Axis two: who may see it?
Orthogonal to all of that: sensitivity. Every entry also carries a classification tier, from broadly-shareable through domain-restricted and confidential up to regulated — plus a final tier, Excluded, for content like credentials that is rejected at the write path and never enters memory at all.
The axes are genuinely independent. A widely shareable observation is not the same object as a widely shareable canonical fact. A confidential inference has very different implications from a confidential validated finding. Collapse the axes and you get two failure modes at once: treating restricted data as high-quality because it is restricted, and treating accessible data as low-quality because it is not.
Opposite enforcement
Here is the part I think generalizes furthest: the two axes demand opposite enforcement mechanisms.
Epistemic level is a human judgment.

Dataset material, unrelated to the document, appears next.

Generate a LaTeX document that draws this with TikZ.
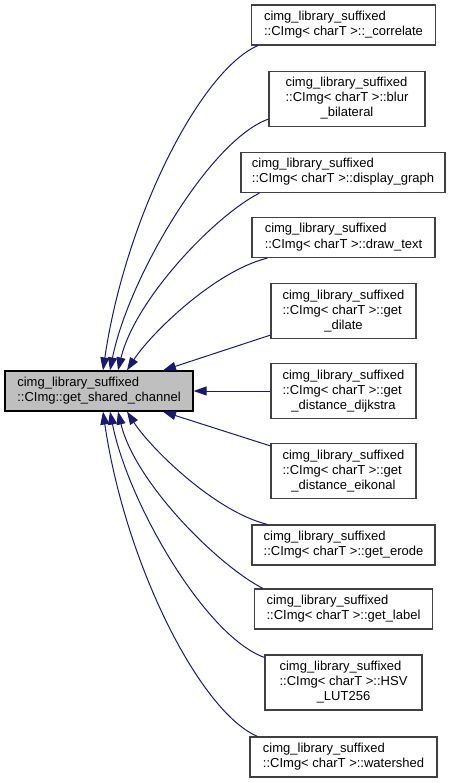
\documentclass[tikz,border=0pt]{standalone}
\usepackage{fontspec}
\setmainfont{Liberation Sans}
\usetikzlibrary{arrows.meta}
\definecolor{navyedge}{HTML}{191970}
\definecolor{mainfill}{HTML}{BFBFBF}
\definecolor{boxline}{HTML}{404040}
\newcommand{\fnlabel}[2]{\begin{tabular}{@{}l@{}}#1\\#2\end{tabular}}
\newcommand{\fnlabelx}[3]{\begin{tabular}{@{}l@{}}#1\\#2\\\multicolumn{1}{@{}c@{}}{#3}\end{tabular}}
\tikzset{
  fnbox/.style={draw=boxline,fill=white,line width=1.2pt,inner sep=0pt,
    font=\fontsize{13}{15}\selectfont,minimum height=40pt},
  fnboxx/.style={fnbox,minimum height=55pt},
  mainbox/.style={fnbox,draw=black,fill=mainfill},
  calls/.style={draw=navyedge,line width=1pt,arrows={Triangle[length=13pt,width=9pt]-}}
}
\begin{document}
\begin{tikzpicture}[x=1pt,y=-1pt]
\useasboundingbox (0,0) rectangle (452,783);
% the function itself
\node[mainbox,minimum width=188pt] (main) at (99,391)
  {\fnlabel{cimg\_library\_suffixed}{::CImg::get\_shared\_channel}};
% callers
\node[fnbox,minimum width=184pt] (corr) at (343.5,25)
  {\fnlabel{cimg\_library\_suffixed}{::CImg< charT >::\_correlate}};
\node[fnboxx,minimum width=156pt] (blur) at (347,99)
  {\fnlabelx{cimg\_library\_suffixed}{::CImg< charT >::blur}{\_bilateral}};
\node[fnbox,minimum width=204pt] (disp) at (343,172.5)
  {\fnlabel{cimg\_library\_suffixed}{::CImg< charT >::display\_graph}};
\node[fnbox,minimum width=183pt] (text) at (343.5,237.5)
  {\fnlabel{cimg\_library\_suffixed}{::CImg< charT >::draw\_text}};
\node[fnboxx,minimum width=145pt] (dilate) at (343.5,311)
  {\fnlabelx{cimg\_library\_suffixed}{::CImg< charT >::get}{\_dilate}};
\node[fnboxx,minimum width=145pt] (dijk) at (343.5,391)
  {\fnlabelx{cimg\_library\_suffixed}{::CImg< charT >::get}{\_distance\_dijkstra}};
\node[fnboxx,minimum width=145pt] (eik) at (343.5,471)
  {\fnlabelx{cimg\_library\_suffixed}{::CImg< charT >::get}{\_distance\_eikonal}};
\node[fnbox,minimum width=183pt] (erode) at (343.5,545)
  {\fnlabel{cimg\_library\_suffixed}{::CImg< charT >::get\_erode}};
\node[fnbox,minimum width=178pt] (label) at (343.5,609)
  {\fnlabel{cimg\_library\_suffixed}{::CImg< charT >::get\_label}};
\node[fnboxx,minimum width=157pt] (hsv) at (343.5,682.5)
  {\fnlabelx{cimg\_library\_suffixed}{::CImg< charT >::HSV}{\_LUT256}};
\node[fnbox,minimum width=187pt] (water) at (343.5,757)
  {\fnlabel{cimg\_library\_suffixed}{::CImg< charT >::watershed}};
% edges above
\draw[calls] ([xshift=4pt]main.north) .. controls +(22,-151) and +(-58,25) .. ([xshift=7pt]corr.south west);
\draw[calls] ([xshift=11pt]main.north) .. controls +(18,-91) and +(-59,21) .. ([yshift=8pt]blur.south west);
\draw[calls] ([xshift=19pt]main.north) .. controls +(17,-71) and +(-45,23) .. ([xshift=19pt]disp.south west);
\draw[calls] ([xshift=28pt]main.north) .. controls +(23,-36) and +(-53,13) .. ([xshift=16pt]text.south west);
\draw[calls] ([xshift=64pt]main.north) -- ([yshift=4pt]dilate.south west);
\draw[calls] (main.east) -- (dijk.west);
% edges below
\draw[calls] ([xshift=64pt]main.south) -- ([yshift=-3pt]eik.north west);
\draw[calls] ([xshift=28pt]main.south) .. controls +(23,36) and +(-53,-13) .. ([xshift=16pt]erode.north west);
\draw[calls] ([xshift=19pt]main.south) .. controls +(17,71) and +(-45,-23) .. ([xshift=9pt]label.north west);
\draw[calls] ([xshift=11pt]main.south) .. controls +(18,91) and +(-59,-21) .. ([yshift=-3pt]hsv.north west);
\draw[calls] ([xshift=4pt]main.south) .. controls +(22,151) and +(-58,-25) .. ([xshift=8pt]water.north west);
\end{tikzpicture}
\end{document}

Validation, review, promotion to canonical — these run through people, because deciding what the organization believes is precisely the kind of decision accountability attaches to. Slow is acceptable here. Wrong-but-confident is not.
Sensitivity is an infrastructure judgment. Classification happens automatically on the write path — content analysis, source context, domain rules, highest signal wins — because humans talking to agents share sensitive things conversationally, without a classification reflex, and a security model that depends on people remembering to tag things is a breach with a delay on it.
The system determines what is sensitive. Humans determine what is true. Run it the other way — compliance committees deciding sensitivity, classifiers deciding truth — and you get the worst of both: leaks at machine speed and epistemology by regex.
This is the same division of labour I keep arriving at from other directions: in Memory is not RAG the split is by what kind of record something is; here it is by what kind of judgment it needs. Retrieval, trust and access are three different questions, and every system I've seen fail merged at least two of them.
Memory that agents write and other agents act on is not a database feature. It is the organization's belief system, with an access policy. Design both axes on purpose.